Tirupati–Charlapalli Express

Overview
- Service type: Express
- Status: Active
- Locale: Andhra Pradesh and Telangana
- First service: 14 May 2026; 19 days ago
- Current operator: South Coast Railway (SCoR)

Route
- Termini: Tirupati (TPTY) Charlapalli (CHZ)
- Stops: 2
- Distance travelled: 729 km (453 mi)
- Average journey time: 15h 55m
- Service frequency: Weekly
- Train number: 17443 / 17444

On-board services
- Classes: General Unreserved, Sleeper Class, AC 3rd Class, AC 2nd Class
- Seating arrangements: Yes
- Sleeping arrangements: Yes
- Catering facilities: Pantry Car
- Observation facilities: Large windows
- Baggage facilities: No
- Other facilities: Below the seats

Technical
- Rolling stock: LHB coach
- Track gauge: 1,676 mm (5 ft 6 in)
- Electrification: 25 kV 50 Hz AC Overhead line
- Operating speed: 130 km/h (81 mph) maximum, 46 km/h (29 mph) average including halts.
- Track owner: Indian Railways

= Tirupati–Charlapalli Express =

Train in India

The 17443 / 17444 Tirupati–Charlapalli Express (via Proddatur) is an express train belonging to South Central Railway zone that runs between the city Tirupati of Andhra Pradesh and Charlapalli of Telangana in India.

It operates as train number 17443 from Tirupati to Charlapalli and as train number 17444 in the reverse direction, serving the states of Telangana and Andhra Pradesh.

== Services ==
• 17443/ Tirupati–Charlapalli Express has an average speed of 46 km/h and covers 729 km in 15h 55m.

• 17444/ Charlapalli–Tirupati Express has an average speed of 48 km/h and covers 729 km in 15h 10m.

== Route and halts ==
The important halts of the train are :
- Tirupati
- Charlapalli

== Schedule ==
• 17443 – 4:30 pm (Tuesday) [Tirupati]

• 17444 – 9:20 pm (Wednesday) [Charlapalli]

== Coach composition ==

1. General Unreserved – 4
2. Sleeper Class – 11
3. AC 3rd Class – 5
4. AC 2nd Class – 2

== Traction ==
As the entire route is fully electrified, it is hauled by a Royapuram Shed-based WAP-7 electric locomotive from Tirupati to Charlapalli and vice versa.

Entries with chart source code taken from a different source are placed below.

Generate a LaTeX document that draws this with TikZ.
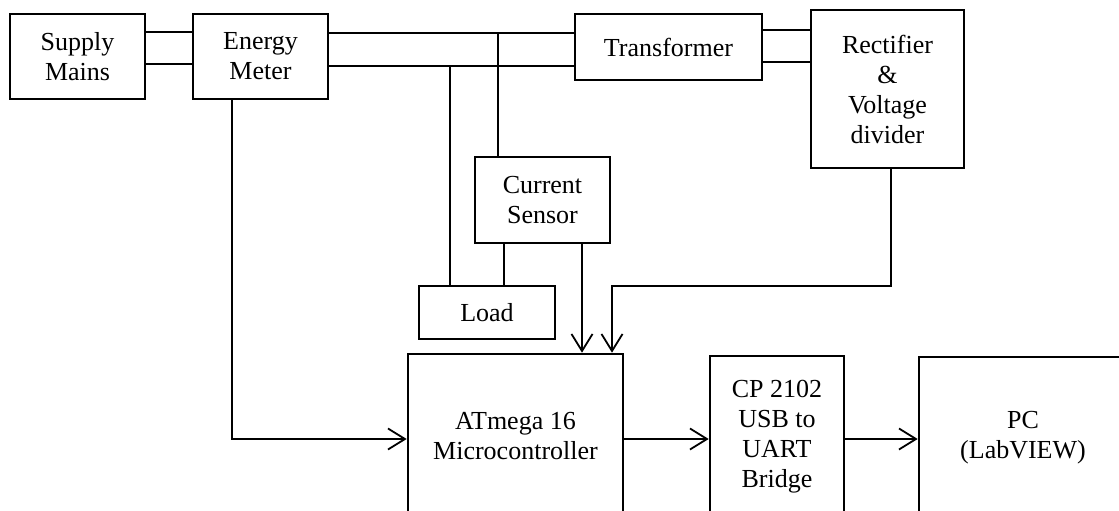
\documentclass[tikz,border=0pt]{standalone}
\usepackage{fontspec}
\setmainfont{Liberation Serif}
\usetikzlibrary{arrows.meta}
\begin{document}
\begin{tikzpicture}[x=1pt,y=-1pt,
  box/.style={draw,line width=2.6pt,align=center,inner sep=0pt,font=\fontsize{26}{30}\selectfont},
  wire/.style={line width=1.8pt},
  arr/.style={wire,-{Straight Barb[length=17pt,width=21pt]}}]
\useasboundingbox (0,0) rectangle (1119,511);
\clip (0,0) rectangle (1119,511);
% top row
\node[box,minimum width=135pt,minimum height=85pt] (supply) at (77.5,56.5) {Supply\\Mains};
\node[box,minimum width=135pt,minimum height=85pt] (meter) at (260.5,56.5) {Energy\\Meter};
\node[box,minimum width=187pt,minimum height=66pt] (trans) at (668.5,47) {Transformer};
\node[box,minimum width=153pt,minimum height=158pt] (rect) at (887.5,89) {Rectifier\\\&\\Voltage\\divider};
\node[box,minimum width=135pt,minimum height=86pt] (sensor) at (542.5,200) {Current\\Sensor};
\node[box,minimum width=136pt,minimum height=53pt] (load) at (487,312.5) {Load};
% bottom row
\node[box,minimum width=215pt,minimum height=164pt] (mcu) at (515.5,436) {ATmega 16\\Microcontroller};
\node[box,minimum width=134pt,minimum height=162pt] (cp) at (777,437) {CP 2102\\USB to\\UART\\Bridge};
\node[box,minimum width=208pt,minimum height=161pt] (pc) at (1023,437.5) {PC\\(LabVIEW)};
% coordinates
\coordinate (bus1) at (498,33);
\coordinate (bus2) at (450,66);
\coordinate (rdown) at (891,286);
\coordinate (rleft) at (612,286);
\coordinate (mdown) at (232,439);
% wires
\draw[wire] (supply.east |- 0,32) -- (meter.west |- 0,32);
\draw[wire] (supply.east |- 0,64) -- (meter.west |- 0,64);
\draw[wire] (meter.east |- 0,33) -- (trans.west |- 0,33);
\draw[wire] (meter.east |- 0,66) -- (trans.west |- 0,66);
\draw[wire] (trans.east |- 0,30) -- (rect.west |- 0,30);
\draw[wire] (trans.east |- 0,62) -- (rect.west |- 0,62);
\draw[wire] (bus1) -- (bus1 |- sensor.north);
\draw[wire] (bus2) -- (bus2 |- load.north);
\draw[wire] (sensor.south -| 504,0) -- (load.north -| 504,0);
% arrows
\draw[arr] (sensor.south -| 582,0) -- (mcu.north -| 582,0);
\draw[arr] (rect.south -| rdown) -- (rdown) -- (rleft) -- (rleft |- mcu.north);
\draw[arr] (meter.south -| mdown) -- (mdown) -- (mdown -| mcu.west);
\draw[arr] (mcu.east |- 0,439) -- (cp.west |- 0,439);
\draw[arr] (cp.east |- 0,439) -- (pc.west |- 0,439);
\end{tikzpicture}
\end{document}
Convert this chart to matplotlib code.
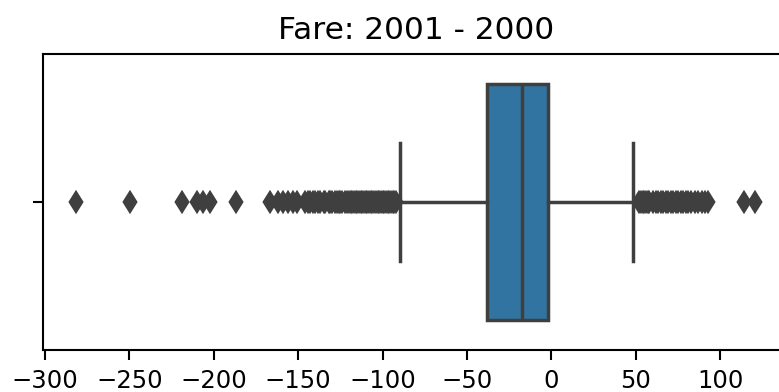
import matplotlib
matplotlib.use("Agg")
import matplotlib.pyplot as plt

# box statistics
title = "Fare: 2001 - 2000"
q1 = -37.9
median = -17.5
q3 = -2.0
whisker_low = -89.5
whisker_high = 48.6

# outliers, left then right of the whiskers
fliers_low = [-281.6, -249.8, -218.6, -209.9, -206.4, -202.2, -186.8,
              -166.6, -161.9, -158.9, -156.0, -153.0, -150.6,
              -146, -144, -143, -141, -140, -138, -137, -135, -134, -132,
              -131, -130, -128, -127, -126, -125, -124, -122, -121, -120,
              -119, -118, -117, -116, -115, -114, -113, -112, -111, -110,
              -109, -108, -107, -106, -105, -104, -103, -102, -101, -100,
              -99, -98, -97, -96, -95, -94, -93, -92]
fliers_high = [52, 53, 54, 55, 56, 57, 58, 60, 62, 63, 65, 66, 68, 69, 71,
               72, 74, 75, 77, 78, 80, 81, 83, 85, 87, 89, 91, 93, 114, 120.5]

xticks = [-300, -250, -200, -150, -100, -50, 0, 50, 100]

box_color = "#3274a1"
gray = "#3f3f3f"

fig = plt.figure(figsize=(7.79, 3.92), dpi=100)
ax = fig.add_axes([0.0556, 0.1071, 0.9577, 0.755])

stats = [{
    "med": median, "q1": q1, "q3": q3,
    "whislo": whisker_low, "whishi": whisker_high,
    "fliers": fliers_low + fliers_high,
}]

lw = 2.5
ax.bxp(stats, positions=[0], widths=0.8, orientation="horizontal",
       patch_artist=True, showcaps=True,
       boxprops=dict(facecolor=box_color, edgecolor=gray, linewidth=lw),
       medianprops=dict(color=gray, linewidth=lw),
       whiskerprops=dict(color=gray, linewidth=lw),
       capprops=dict(color=gray, linewidth=lw),
       flierprops=dict(marker="d", markersize=8.5, markerfacecolor=gray,
                       markeredgecolor=gray, markeredgewidth=3.2,
                       linestyle="none"))

ax.set_xlim(-301, 141)
ax.set_ylim(0.5, -0.5)
ax.set_xticks(xticks)
ax.set_xticklabels([str(t).replace("-", "\u2212") for t in xticks])
ax.set_yticks([0])
ax.set_yticklabels([""])

for s in ax.spines.values():
    s.set_linewidth(1.5)
ax.tick_params(labelsize=17.5, width=1.5, length=7, pad=6.5)
ax.set_title(title, fontsize=22.5, pad=11)

fig.savefig("out.png", dpi=100)
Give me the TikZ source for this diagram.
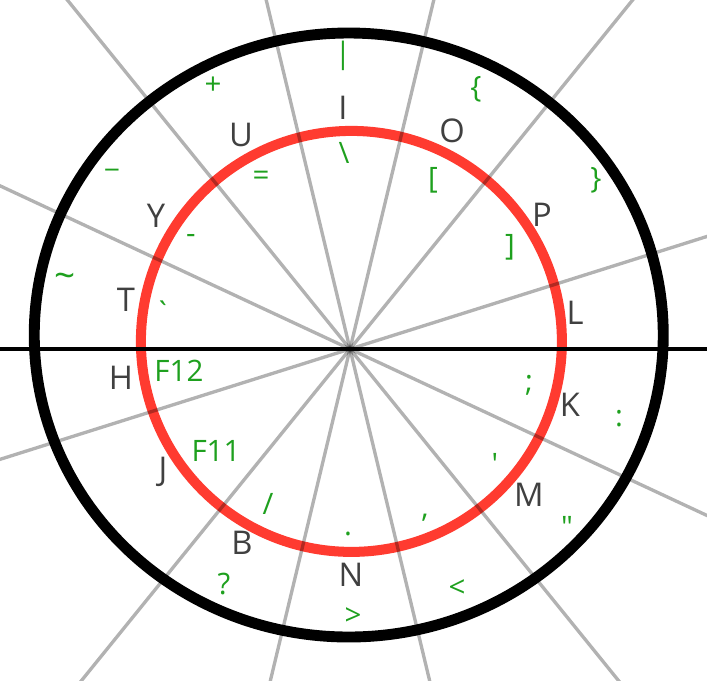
\documentclass[tikz,border=0pt]{standalone}
\usepackage{fontspec}
\setmainfont{Open Sans}
\newfontfamily\signfont{Open Sans}[Ligatures=TeXOff]
\definecolor{keygray}{RGB}{64,64,64}
\definecolor{symgreen}{RGB}{30,160,30}
\definecolor{ringred}{RGB}{255,59,48}

\begin{document}
\begin{tikzpicture}[letter/.style={text=keygray,inner sep=0pt,font=\fontsize{9.3}{11}\selectfont},
	sign/.style={text=symgreen,inner sep=0pt,font=\signfont\fontsize{8.4}{10}\selectfont},
	ray/.style={black,opacity=0.3,line width=0.95pt}]
				\useasboundingbox (-3.5,-3.31) rectangle (3.57,3.49);
				\clip (-3.5,-3.31) rectangle (3.57,3.49);
				\draw[ringred, line width=2.85pt] (0.014,0.076) circle (2.105);
				\draw[ray] (17.5:6) -- (197.5:6);
				\draw[ray] (51:6) -- (231:6);
				\draw[ray] (76.5:6) -- (256.5:6);
				\draw[ray] (103.5:6) -- (283.5:6);
				\draw[ray] (129:6) -- (309:6);
				\draw[ray] (155:6) -- (335:6);
				\draw[line width=3.1pt] (-0.0125,0.14) ellipse (3.145 and 3.02);
				\draw[line width=1pt] (-3.6,0) -- (3.6,0);
				% letters
				\node[letter] (kI) at (-0.07,2.41) {I};
				\node[letter] (kU) at (-1.09,2.14) {U};
				\node[letter] (kO) at (1.02,2.18) {O};
				\node[letter] (kP) at (1.92,1.34) {P};
				\node[letter] (kL) at (2.25,0.36) {L};
				\node[letter] (kK) at (2.20,-0.56) {K};
				\node[letter] (kM) at (1.79,-1.46) {M};
				\node[letter] (kN) at (0.01,-2.26) {N};
				\node[letter] (kB) at (-1.08,-1.94) {B};
				\node[letter] (kJ) at (-1.87,-1.23) {J};
				\node[letter] (kH) at (-2.29,-0.29) {H};
				\node[letter] (kT) at (-2.24,0.49) {T};
				\node[letter] (kY) at (-1.94,1.33) {Y};
				% symbols
				\node[sign] (sBar) at (-0.07,2.935) {|};
				\node[sign] (sBack) at (-0.06,1.96) {\symbol{92}};
				\node[sign] (sPlus) at (-1.37,2.63) {+};
				\node[sign] (sEq) at (-0.89,1.71) {=};
				\node[sign] (sLbrace) at (1.26,2.60) {\{};
				\node[sign] (sLbrack) at (0.83,1.69) {[};
				\node[sign] (sUnder) at (-2.38,1.80) {\_};
				\node[sign] (sMinus) at (-1.59,1.10) {-};
				\node[sign,font=\signfont\fontsize{10.5}{12}\selectfont] (sTilde) at (-2.85,0.68) {\symbol{126}};
				\node[sign] (sGrave) at (-1.87,0.37) {\symbol{96}};
				\node[sign] (sF12) at (-1.71,-0.22) {F12};
				\node[sign] (sF11) at (-1.34,-1.02) {F11};
				\node[sign] (sSlash) at (-0.82,-1.55) {/};
				\node[sign] (sDot) at (-0.02,-1.85) {.};
				\node[sign] (sQuest) at (-1.26,-2.35) {?};
				\node[sign] (sGreater) at (0.03,-2.68) {>};
				\node[sign] (sLess) at (1.07,-2.40) {<};
				\node[sign] (sComma) at (0.75,-1.69) {,};
				\node[sign] (sQuote) at (1.45,-1.15) {\symbol{39}};
				\node[sign] (sDquote) at (2.17,-1.78) {\symbol{34}};
				\node[sign] (sSemi) at (1.79,-0.36) {;};
				\node[sign] (sColon) at (2.69,-0.70) {:};
				\node[sign] (sRbrack) at (1.60,1.02) {]};
				\node[sign] (sRbrace) at (2.46,1.69) {\}};
\end{tikzpicture}
\end{document}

== Rake reversal or rake share ==
No rake reversal or rake share.

== See also ==
Trains from Tirupati :
1. Tirupati–Srikakulam Road Humsafar Express
2. Tirupati–Narasapur Express
3. Tirupati–Sainagar Shirdi Weekly Express (via Guntur)
4. Visakhapatnam–Tirupati Double Decker Express
5. Sapthagiri Express

Trains from Charlapalli :

1. Kamakhya–Charlapalli Amrit Bharat Express
2. Charlapalli–Narasapur Express
3. Charlapalli–Bhubaneswar New Express
4. Charlapalli – Thiruvananthapuram North Amrit Bharat Express
5. Gorakhpur–Charlapalli Express
== Notes ==
a. Runs one day in a week with both directions.